Records
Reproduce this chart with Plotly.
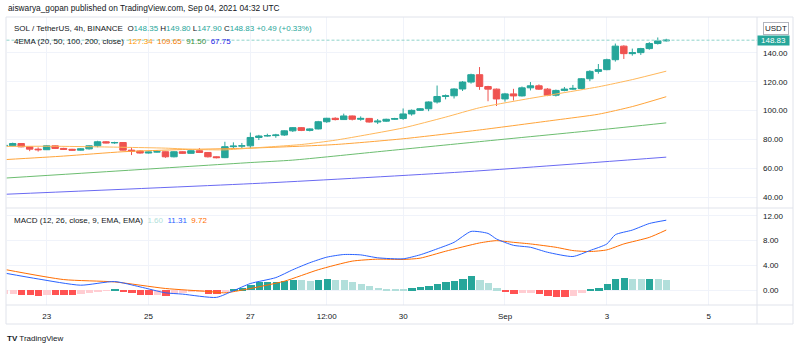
import plotly.graph_objects as go
import pandas as pd

W, H = 800, 348

# ---------------- data ----------------
start = pd.Timestamp("2021-08-22 04:00")   # first (partly hidden) 4h candle

opens = [75.4, 75.7, 77.2, 74.9, 73.3, 72.9, 75.6, 73.8, 73.2, 72.6,
         73.5, 75.6, 78.4, 77.6, 77.9, 72.6, 72.0, 70.6, 71.3, 71.5,
         68.0, 71.5, 70.4, 72.2, 71.0, 68.0, 67.4, 75.0, 75.4, 75.6,
         81.4, 82.4, 82.7, 83.1, 86.0, 88.2, 86.3, 87.3, 92.3, 94.7,
         93.8, 96.3, 94.0, 94.6, 92.1, 92.7, 94.0, 94.5, 97.7, 100.2,
         101.3, 106.0, 109.8, 110.3, 115.0, 119.8, 124.9, 116.7, 114.9, 108.1,
         111.6, 110.2, 115.8, 117.2, 114.9, 110.7, 114.0, 114.9, 115.4, 122.1,
         127.2, 128.4, 135.3, 144.7, 139.5, 140.2, 143.0, 146.5, 148.35]
highs = [76.2, 77.8, 77.5, 75.1, 74.5, 75.9, 75.9, 74.2, 73.5, 73.9,
         76.0, 79.1, 78.9, 78.4, 78.1, 74.5, 72.4, 71.6, 72.6, 71.7,
         71.8, 71.8, 72.4, 74.0, 71.3, 68.3, 78.4, 78.0, 77.6, 84.8,
         83.2, 84.0, 83.9, 86.4, 88.6, 88.6, 87.7, 92.9, 95.0, 95.4,
         97.9, 96.6, 96.0, 94.9, 94.2, 94.4, 95.0, 101.5, 100.8, 101.8,
         106.4, 117.4, 111.2, 115.5, 120.5, 125.6, 130.2, 117.2, 115.3, 112.3,
         115.1, 116.7, 119.8, 118.2, 115.6, 114.6, 116.4, 117.8, 122.6, 128.0,
         132.3, 136.0, 146.5, 145.3, 143.0, 143.5, 147.5, 150.7, 149.80]
lows = [75.2, 75.3, 74.6, 71.9, 71.6, 72.7, 73.5, 72.8, 72.3, 72.4,
        73.0, 74.6, 77.3, 77.0, 72.4, 69.2, 70.2, 70.3, 71.0, 67.3,
        67.6, 70.1, 70.2, 70.6, 67.5, 66.9, 67.1, 73.6, 73.8, 73.9,
        79.6, 82.0, 81.2, 82.5, 85.2, 85.8, 85.6, 87.0, 91.5, 93.2,
        93.5, 93.2, 93.0, 91.7, 90.7, 92.2, 93.6, 93.6, 96.5, 99.8,
        99.6, 104.9, 107.8, 108.4, 113.6, 118.7, 114.4, 106.5, 103.2, 106.2,
        107.0, 109.8, 114.0, 114.3, 110.0, 109.8, 113.4, 114.4, 114.8, 120.4,
        125.6, 128.0, 134.0, 135.8, 138.1, 138.6, 142.2, 145.8, 147.90]
closes = [75.9, 77.2, 74.9, 73.3, 72.9, 75.6, 73.8, 73.2, 72.6, 73.5,
          75.6, 78.4, 77.6, 77.9, 72.6, 72.0, 70.6, 71.3, 71.5, 68.0,
          71.5, 70.4, 72.2, 71.0, 68.0, 67.4, 75.0, 75.4, 75.6, 81.4,
          82.4, 82.7, 83.1, 86.0, 88.2, 86.3, 87.3, 92.3, 94.7, 93.8,
          96.3, 94.0, 94.6, 92.1, 92.7, 94.0, 94.5, 97.7, 100.2, 101.3,
          106.0, 109.8, 110.3, 115.0, 119.8, 124.9, 116.7, 114.9, 108.1, 111.6,
          110.2, 115.8, 117.2, 114.9, 110.7, 114.0, 114.9, 115.4, 122.1, 127.2,
          128.4, 135.3, 144.7, 139.5, 140.2, 143.0, 146.5, 148.35, 148.83]

# EMA lines: (candle number, value)
ema20_idx = [1, 7, 15, 20, 24, 27, 30, 36, 40, 43, 48, 53, 57, 62, 66, 71, 75, 79]
ema20_val = [75.2, 75.3, 74.6, 74.0, 73.0, 72.8, 74.0, 76.5, 79.5, 82.5, 88.0, 95.5,
             102.0, 107.5, 111.5, 116.5, 121.5, 127.34]
ema50_idx = [1, 8, 15, 22, 30, 40, 48, 57, 66, 71, 75, 79]
ema50_val = [66.0, 68.5, 71.5, 73.0, 74.0, 76.5, 80.5, 86.6, 93.5, 97.5, 102.8, 109.65]
ema100_idx = [1, 15, 30, 35, 45, 57, 71, 79]
ema100_val = [53.2, 58.4, 64.0, 65.7, 71.5, 78.5, 86.6, 91.50]
ema200_idx = [1, 32, 55, 79]
ema200_val = [42.0, 49.9, 57.5, 67.75]

# MACD histogram, one bar per candle
hist = [-0.62, -0.60, -0.72, -0.78, -0.95, -0.75, -0.78, -0.80, -0.82, -0.64,
        -0.53, -0.27, -0.10, 0.05, -0.32, -0.53, -0.75, -0.85, -0.75, -0.96,
        -0.64, -0.43, -0.32, -0.21, -0.64, -0.66, -0.21, 0.21, 0.32, 0.80,
        1.28, 1.33, 1.39, 1.49, 1.65, 1.64, 1.44, 1.65, 1.76, 1.60,
        1.58, 1.33, 1.07, 0.69, 0.37, 0.21, 0.16, 0.16, 0.32, 0.48,
        0.75, 1.07, 1.28, 1.49, 1.87, 2.24, 1.71, 1.12, 0.32, -0.27,
        -0.69, -0.53, -0.48, -0.69, -1.01, -1.07, -1.12, -0.91, -0.53, 0.05,
        0.32, 0.96, 1.87, 1.92, 1.76, 1.75, 1.78, 1.76, 1.60]

macd_idx = [1, 5, 10, 14, 17, 20, 22, 26, 28, 30, 33, 35, 37, 39, 41, 43, 45, 48,
            50, 52, 54, 56, 58, 59, 61, 63, 65, 68, 70, 72, 73, 75, 77, 79]
macd_val = [2.77, 1.81, 0.80, 1.39, 0.53, -0.43, -0.64, -1.17, -0.10, 1.07, 2.03, 3.30,
            4.43, 5.33, 5.76, 5.70, 5.23, 5.07, 5.71, 6.67, 7.73, 9.49, 9.17, 8.27,
            7.25, 6.93, 6.13, 5.44, 6.40, 7.47, 8.96, 9.71, 10.77, 11.31]
signal_idx = [1, 8, 14, 20, 25, 27, 29, 34, 38, 42, 45, 48, 50, 53, 57, 59, 61, 63,
              66, 68, 70, 72, 74, 77, 79]
signal_val = [3.36, 1.71, 1.33, 0.27, -0.21, -0.43, 0.00, 1.44, 3.30, 4.69, 5.01, 4.96,
              5.17, 6.29, 7.63, 8.00, 7.73, 7.47, 6.93, 6.40, 6.24, 6.51, 7.47, 8.53, 9.72]

price_ticks = [40, 60, 80, 100, 120, 140]
macd_ticks = [0, 4, 8, 12]
date_tick_times = ["2021-08-23", "2021-08-25", "2021-08-27", "2021-08-28 12:00",
                   "2021-08-30", "2021-09-01", "2021-09-03", "2021-09-05"]
date_tick_text = ["23", "25", "27", "12:00", "30", "Sep", "3", "5"]

# ---------------- helpers ----------------
step = pd.Timedelta(hours=4)
times = [start + step * i for i in range(len(closes))]


def t_of(idx_list):
    return [times[i - 1] for i in idx_list]


def px_x(x):
    return x / W


def px_y(y):
    return 1 - y / H


UP, DOWN = "#26a69a", "#ef5350"
TXT = "#131722"
GRID = "#f0f3fa"
BORDER = "#e0e3eb"
FONT = "Liberation Sans"

# time range of the plot area (left edge ~ x 6.5px, right edge ~ x 757px)
spacing_px = 8.488
c1_px = 4.2
x_left = start + step * ((6.5 - c1_px) / spacing_px)
x_right = start + step * ((757 - c1_px) / spacing_px)

# histogram colours (TradingView scheme)
hist_colors = []
for i, v in enumerate(hist):
    rising = True if i == 0 else v > hist[i - 1]
    if v >= 0:
        hist_colors.append("#26a69a" if rising else "#b2dfdb")
    else:
        hist_colors.append("#ffcdd2" if rising else "#ff5252")

fig = go.Figure()

fig.add_trace(go.Candlestick(
    x=times, open=opens, high=highs, low=lows, close=closes,
    increasing=dict(line=dict(color=UP, width=1), fillcolor=UP),
    decreasing=dict(line=dict(color=DOWN, width=1), fillcolor=DOWN),
    whiskerwidth=0, xaxis="x", yaxis="y", showlegend=False, hoverinfo="skip"))

for idx, val, col in [(ema200_idx, ema200_val, "#6a6af2"),
                      (ema100_idx, ema100_val, "#6cbd70"),
                      (ema50_idx, ema50_val, "#ffa43a"),
                      (ema20_idx, ema20_val, "#ffb75a")]:
    fig.add_trace(go.Scatter(x=t_of(idx), y=val, mode="lines",
                             line=dict(color=col, width=1, shape="spline", smoothing=0.6),
                             xaxis="x", yaxis="y", showlegend=False, hoverinfo="skip"))

fig.add_trace(go.Bar(x=times, y=hist, marker=dict(color=hist_colors, line=dict(width=0)),
                     width=4 * 3600 * 1000 * 0.86, xaxis="x2", yaxis="y2",
                     showlegend=False, hoverinfo="skip"))
fig.add_trace(go.Scatter(x=t_of(signal_idx), y=signal_val, mode="lines",
                         line=dict(color="#ff6d00", width=1, shape="spline", smoothing=0.6),
                         xaxis="x2", yaxis="y2", showlegend=False, hoverinfo="skip"))
fig.add_trace(go.Scatter(x=t_of(macd_idx), y=macd_val, mode="lines",
                         line=dict(color="#2962ff", width=1, shape="spline", smoothing=0.6),
                         xaxis="x2", yaxis="y2", showlegend=False, hoverinfo="skip"))

tickfont = dict(family=FONT, size=8, color=TXT)
xcommon = dict(type="date", range=[x_left, x_right], domain=[px_x(6.5), px_x(757)],
               tickvals=date_tick_times, ticktext=date_tick_text,
               showgrid=True, gridcolor=GRID, gridwidth=1, zeroline=False,
               showline=False, ticks="", tickfont=tickfont, fixedrange=True)

fig.update_layout(
    width=W, height=H, margin=dict(l=0, r=0, t=0, b=0),
    paper_bgcolor="white", plot_bgcolor="white",
    xaxis=dict(**xcommon, anchor="y", showticklabels=False, rangeslider=dict(visible=False)),
    xaxis2=dict(**xcommon, anchor="y2", matches="x", showticklabels=True,
                ticklabelstandoff=5),
    yaxis=dict(domain=[px_y(208), px_y(17)], range=[32.5, 164.9], side="right",
               anchor="x", tickvals=price_ticks, tickformat=".2f", showgrid=True,
               gridcolor=GRID, zeroline=False, ticks="", tickfont=tickfont,
               ticklabelstandoff=5, fixedrange=True),
    yaxis2=dict(domain=[px_y(305), px_y(208)], range=[-2.4, 13.28], side="right",
                anchor="x2", tickvals=macd_ticks, tickformat=".2f", showgrid=True,
                gridcolor=GRID, zeroline=False, ticks="", tickfont=tickfont,
                ticklabelstandoff=5, fixedrange=True),
    bargap=0, boxgap=0.24, boxgroupgap=0, showlegend=False,
)

# borders / separators
shapes = [
    dict(type="rect", xref="paper", yref="paper", x0=px_x(6), x1=px_x(793),
         y0=px_y(324), y1=px_y(17), line=dict(color=BORDER, width=1)),
    dict(type="line", xref="paper", yref="paper", x0=px_x(6), x1=px_x(793),
         y0=px_y(208), y1=px_y(208), line=dict(color=BORDER, width=1)),
    dict(type="line", xref="paper", yref="paper", x0=px_x(6), x1=px_x(793),
         y0=px_y(305), y1=px_y(305), line=dict(color=BORDER, width=1)),
    dict(type="line", xref="paper", yref="paper", x0=px_x(757), x1=px_x(757),
         y0=px_y(324), y1=px_y(17), line=dict(color=BORDER, width=1)),
    dict(type="line", xref="x domain", yref="y", x0=0, x1=1,
         y0=closes[-1], y1=closes[-1], line=dict(color="#8fd3ca", width=1, dash="3px,2px")),
]
fig.update_layout(shapes=shapes)

teal = UP
annots = [
    dict(xref="paper", yref="paper", x=px_x(6), y=px_y(8), xanchor="left", yanchor="middle",
         text="aiswarya_gopan published on TradingView.com, Sep 04, 2021 04:32 UTC",
         showarrow=False, font=dict(family=FONT, size=8.3, color=TXT)),
    dict(xref="paper", yref="paper", x=px_x(12), y=px_y(28), xanchor="left", yanchor="middle",
         text=("SOL / TetherUS, 4h, BINANCE&nbsp;&nbsp;"
               f"O<span style='color:{teal}'>148.35</span> "
               f"H<span style='color:{teal}'>149.80</span> "
               f"L<span style='color:{teal}'>147.90</span> "
               f"C<span style='color:{teal}'>148.83</span> "
               f"<span style='color:{teal}'>+0.49 (+0.33%)</span>"),
         showarrow=False, font=dict(family=FONT, size=8, color=TXT)),
    dict(xref="paper", yref="paper", x=px_x(12), y=px_y(41), xanchor="left", yanchor="middle",
         text=("4EMA (20, 50, 100, 200, close)&nbsp;&nbsp;"
               "<span style='color:#ff9800'>127.34</span>&nbsp;&nbsp;"
               "<span style='color:#f57c00'>109.65</span>&nbsp;&nbsp;"
               "<span style='color:#388e3c'>91.50</span>&nbsp;&nbsp;"
               "<span style='color:#2424e8'>67.75</span>"),
         showarrow=False, font=dict(family=FONT, size=8, color=TXT)),
    dict(xref="paper", yref="paper", x=px_x(12), y=px_y(220), xanchor="left", yanchor="middle",
         text=("MACD (12, 26, close, 9, EMA, EMA)&nbsp;&nbsp;"
               "<span style='color:#b2dfdb'>1.60</span>&nbsp;&nbsp;"
               "<span style='color:#2962ff'>11.31</span>&nbsp;&nbsp;"
               "<span style='color:#ff6d00'>9.72</span>"),
         showarrow=False, font=dict(family=FONT, size=8, color=TXT)),
    dict(xref="paper", yref="paper", x=px_x(763), y=px_y(28), xanchor="left", yanchor="middle",
         text="USDT", showarrow=False, bgcolor="white", bordercolor="#b2b5be",
         borderwidth=1, borderpad=1, font=dict(family=FONT, size=8, color=TXT)),
    dict(xref="paper", yref="y", x=px_x(757), y=closes[-1], xanchor="left", yanchor="middle",
         text="148.83", showarrow=False, bgcolor=teal, width=31, height=9, borderpad=0,
         font=dict(family=FONT, size=8, color="white")),
    dict(xref="paper", yref="paper", x=px_x(5), y=px_y(338), xanchor="left", yanchor="middle",
         text="<b>TV</b> TradingView", showarrow=False,
         font=dict(family=FONT, size=8, color=TXT)),
]
fig.update_layout(annotations=annots)

fig.write_html("out.html")
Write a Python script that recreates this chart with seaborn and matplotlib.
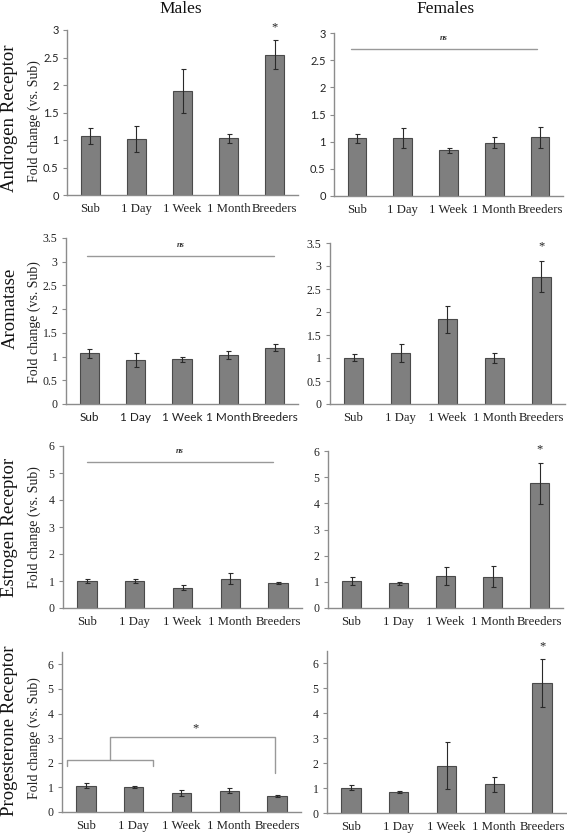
import matplotlib
matplotlib.use("Agg")
import matplotlib.pyplot as plt
import seaborn as sns
import pandas as pd

sns.set_theme(style="white")

categories = ["Sub", "1 Day", "1 Week", "1 Month", "Breeders"]

# Androgen receptor
ar_male = [1.07, 1.02, 1.90, 1.03, 2.55]
ar_male_err = [0.15, 0.24, 0.40, 0.08, 0.26]
ar_female = [1.06, 1.07, 0.84, 0.98, 1.08]
ar_female_err = [0.08, 0.18, 0.04, 0.10, 0.19]
# Aromatase
aro_male = [1.07, 0.93, 0.94, 1.03, 1.19]
aro_male_err = [0.10, 0.14, 0.05, 0.09, 0.08]
aro_female = [1.01, 1.11, 1.84, 1.00, 2.77]
aro_female_err = [0.07, 0.19, 0.30, 0.10, 0.34]
# Estrogen receptor
er_male = [1.00, 1.00, 0.75, 1.08, 0.92]
er_male_err = [0.06, 0.07, 0.10, 0.20, 0.04]
er_female = [1.04, 0.95, 1.22, 1.20, 4.77]
er_female_err = [0.15, 0.06, 0.36, 0.40, 0.78]
# Progesterone receptor
pr_male = [1.07, 1.03, 0.78, 0.86, 0.65]
pr_male_err = [0.10, 0.04, 0.12, 0.10, 0.05]
pr_female = [1.02, 0.84, 1.90, 1.15, 5.22]
pr_female_err = [0.10, 0.04, 0.95, 0.30, 0.95]

row_labels = ["Androgen Receptor", "Aromatase", "Estrogen Receptor", "Progesterone Receptor"]
col_titles = ["Males", "Females"]
y_label = "Fold change (vs. Sub)"

SERIF = ["Liberation Serif", "DejaVu Serif"]
SANS = ["Lato", "DejaVu Sans"]

W, H = 567, 835
fig = plt.figure(figsize=(W / 100, H / 100), dpi=100)

def px_axes(left, top, right, bottom):
    return fig.add_axes([left / W, 1 - bottom / H, (right - left) / W, (bottom - top) / H])

BAR = "#7f7f7f"
EDGE = "#4a4a4a"
SPINE = "#8c8c8c"

def panel(ax, vals, errs, ymax, ticks, ticklabels, yfont, xfont):
    df = pd.DataFrame({"cat": categories, "val": vals})
    sns.barplot(data=df, x="cat", y="val", color=BAR, saturation=1, width=0.41,
                edgecolor=EDGE, linewidth=0.8, errorbar=None, ax=ax)
    ax.errorbar(range(len(vals)), vals, yerr=errs, fmt="none", ecolor="#2a2a2a",
                elinewidth=0.8, capsize=1.8, capthick=0.8)
    ax.set_xlim(-0.5, 4.5)
    ax.set_ylim(0, ymax)
    ax.set_yticks(ticks)
    ysize = 8 if yfont is SANS else 8.5
    xsize = 8.5 if xfont is SANS else 9.2
    ax.set_yticklabels(ticklabels, fontfamily=yfont, fontsize=ysize, color="#222")
    ax.set_xticks(range(5))
    ax.set_xticklabels(categories, fontfamily=xfont, fontsize=xsize, color="#222")
    ax.set_xlabel("")
    ax.set_ylabel("")
    for s in ["top", "right"]:
        ax.spines[s].set_visible(False)
    for s in ["left", "bottom"]:
        ax.spines[s].set_color(SPINE)
        ax.spines[s].set_linewidth(1.0)
    ax.tick_params(axis="x", length=0, pad=6)
    ax.tick_params(axis="y", length=3, width=0.8, color=SPINE, pad=3, left=True)
    ax.patch.set_alpha(0)

def ns_line(ax, x0, x1, y, ty):
    ax.plot([x0, x1], [y, y], color="#999999", lw=1.0, clip_on=False)
    ax.text((x0 + x1) / 2, ty, "ns", ha="center", va="center", fontsize=6,
            fontstyle="italic", fontweight="bold", fontfamily=SERIF, color="#333")

def star(ax, x, y):
    ax.text(x, y, "*", ha="center", va="center", fontsize=9, fontfamily=SERIF, color="#222")

t3 = [0, 0.5, 1, 1.5, 2, 2.5, 3]
l3 = ["0", "0.5", "1", "1.5", "2", "2.5", "3"]
t35 = t3 + [3.5]
l35 = l3 + ["3.5"]
t6 = [0, 1, 2, 3, 4, 5, 6]
l6 = [str(v) for v in t6]

# Row 1
ax1 = px_axes(67, 30, 298, 195)
panel(ax1, ar_male, ar_male_err, 3, t3, l3, SANS, SERIF)
star(ax1, 4, 3.05)
ax2 = px_axes(334, 33, 563, 196)
panel(ax2, ar_female, ar_female_err, 3, t3, l3, SANS, SERIF)
ns_line(ax2, -0.12, 3.93, 2.7, 2.9)

# Row 2
ax3 = px_axes(66, 238, 298, 404)
panel(ax3, aro_male, aro_male_err, 3.5, t35, l35, SERIF, SANS)
ns_line(ax3, -0.04, 3.98, 3.12, 3.35)
ax4 = px_axes(330, 243, 565, 404)
panel(ax4, aro_female, aro_female_err, 3.5, t35, l35, SERIF, SERIF)
star(ax4, 4, 3.43)

# Row 3
ax5 = px_axes(63, 446, 302, 608)
panel(ax5, er_male, er_male_err, 6, t6, l6, SERIF, SERIF)
ns_line(ax5, 0.0, 3.9, 5.4, 5.8)
ax6 = px_axes(328, 451, 563, 608)
panel(ax6, er_female, er_female_err, 6, t6, l6, SERIF, SERIF)
star(ax6, 4, 6.05)

# Row 4
ax7 = px_axes(62, 652, 301, 812)
panel(ax7, pr_male, pr_male_err, 6.5, t6, l6, SERIF, SERIF)
br = "#999999"
ax7.plot([-0.4, -0.4, 1.4, 1.4], [1.85, 2.1, 2.1, 1.85], color=br, lw=1.0)
ax7.plot([0.5, 0.5, 3.96, 3.96], [2.1, 3.05, 3.05, 1.6], color=br, lw=1.0)
star(ax7, 2.3, 3.4)
ax8 = px_axes(327, 651, 566, 813)
panel(ax8, pr_female, pr_female_err, 6.5, t6, l6, SERIF, SERIF)
star(ax8, 4, 6.7)

# Column titles
fig.text(181 / W, 1 - 9 / H, col_titles[0], ha="center", va="center", fontsize=12.5, fontfamily=SERIF, color="#111")
fig.text(446 / W, 1 - 9 / H, col_titles[1], ha="center", va="center", fontsize=12.5, fontfamily=SERIF, color="#111")

# Row labels and y labels
row_centers = [118, 308, 527, 731]
ylab_centers = [121, 322, 527, 738]
for lab, rc, yc in zip(row_labels, row_centers, ylab_centers):
    fig.text(10 / W, 1 - rc / H, lab, rotation=90, ha="center", va="center",
             fontsize=13.5, fontfamily=SERIF, color="#111")
    fig.text(34 / W, 1 - yc / H, y_label, rotation=90, ha="center", va="center",
             fontsize=10, fontfamily=SERIF, color="#222")

fig.savefig("out.png", dpi=100, facecolor="white")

● **Task prompt**: Without the pictures, repeat the entries above line by line, from the first through the one that contains "hidden) 4h candle", both ends included.

● **Worked answer**:
Reproduce this chart with Plotly.
import plotly.graph_objects as go
import pandas as pd

W, H = 800, 348

# ---------------- data ----------------
start = pd.Timestamp("2021-08-22 04:00")   # first (partly hidden) 4h candle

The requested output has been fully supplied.